Serious Themes in Cozy Mysteries
I like to write cozy mysteries. But that doesn’t mean serious themes can’t be used. In fact, I think they should be used in cozies. Just keep in mind it is a cozy you’re writing. Make sure there is some humor, some light sections, something else besides the serious theme. If the book never veers away from the serious theme, then perhaps it isn’t a cozy. Maybe it’s still a good book, just not a cozy.
In my first Father Frank cozy, Cleansed by Fire, church fires play a central role. This is a very serious theme. The mystery follows a priest trying to find a way to stop the arsons, without breaking the seal of confession where he heard a clue to the fires. But, a sub-plot deals with a youth choir. And just a touch of romance finds its way into the book. I also include some of the everyday tasks the priest must attend to, even as he searches for suspects and clues.
Do the subplots tie in with the serious theme? Yes they do. The choir decides to give a concert to raise money to help the congregations whose churches were destroyed. The bit of romance takes place between a member of the parish who is helping Father Frank search for clues and the detective who is investigating the arsons. But, the tone of these subplots is light, happy, and upbeat while the church burnings are just the opposite.
In the second Father Frank mystery, Over My Dead Body, the serious theme is the misuse of eminent domain and greed. Again, this is crucial to getting the story off the ground. In this book, the progress of the romance between the parish member and the detective plays a larger role. And while romance can be serious stuff, it is a definite step away from murder. Also, I bring in Father Frank’s sister who, while attacking the problem of solving the murder, adds a lighter, humorous touch.
In Twenty-Eight and a Half Wishes by Denise Grover Swank, the protagonist first sees a vision that she has been killed, and then finds her mother murdered. And she is the prime suspect. So, no doubt we have a serious theme. Her visions have always come to pass. So, she believes this vision and makes out her bucket list of twenty-eight things she wants to do before she dies. Some of these are silly (jump on a trampoline, fly a kite) so we get a lot of light-hearted scenes. But her mother’s murder, and the attempts on her life are precipitated from smuggling by a crime syndicate. Serious stuff.

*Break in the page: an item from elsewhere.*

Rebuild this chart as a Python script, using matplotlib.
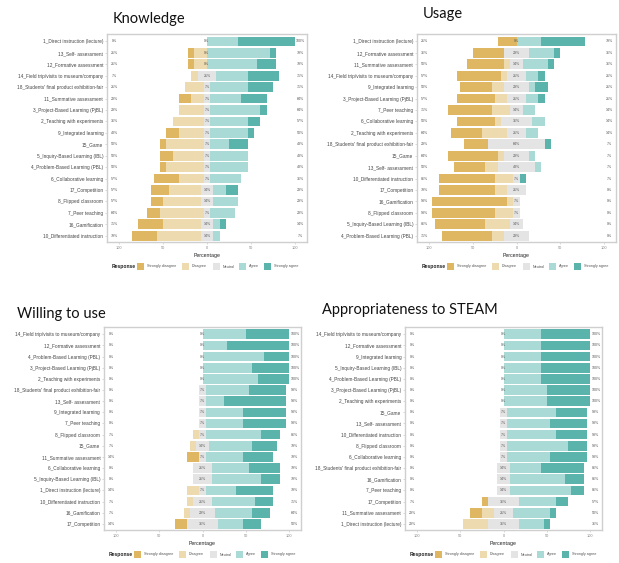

Thus, a good cozy can, and should, have a serious theme and a lighter side. Ease the serious stuff in gently. Don’t slap the reader in the face and say, “Pay attention to this serious situation.”
Whoa. As a fiction writer, don’t you need to strive to catch the reader’s attention, and that often means popping some startling statement about something important on the first page?
Well, yes. What I driving at is, the more serious aspects should be treated carefully. For instance, the murder is often off-scene. We don’t give the reader all the gory details. CSI is not a cozy. In Over My Dead Body, I do not go into the court cases on eminent domain. In Cleansed by Fire, I do not go into the psychology of arsonists. There are murders in both of those books, but reader doesn’t see the murder.
While the definition of a cozy mystery has changed in recent years (we no longer have to have a women in a small English town as the protagonist), it still means violence is downplayed and the crime and detection take place in a small, socially intimate community. And it often contains humor. You can include serious themes, but keep the definition of a cozy in mind.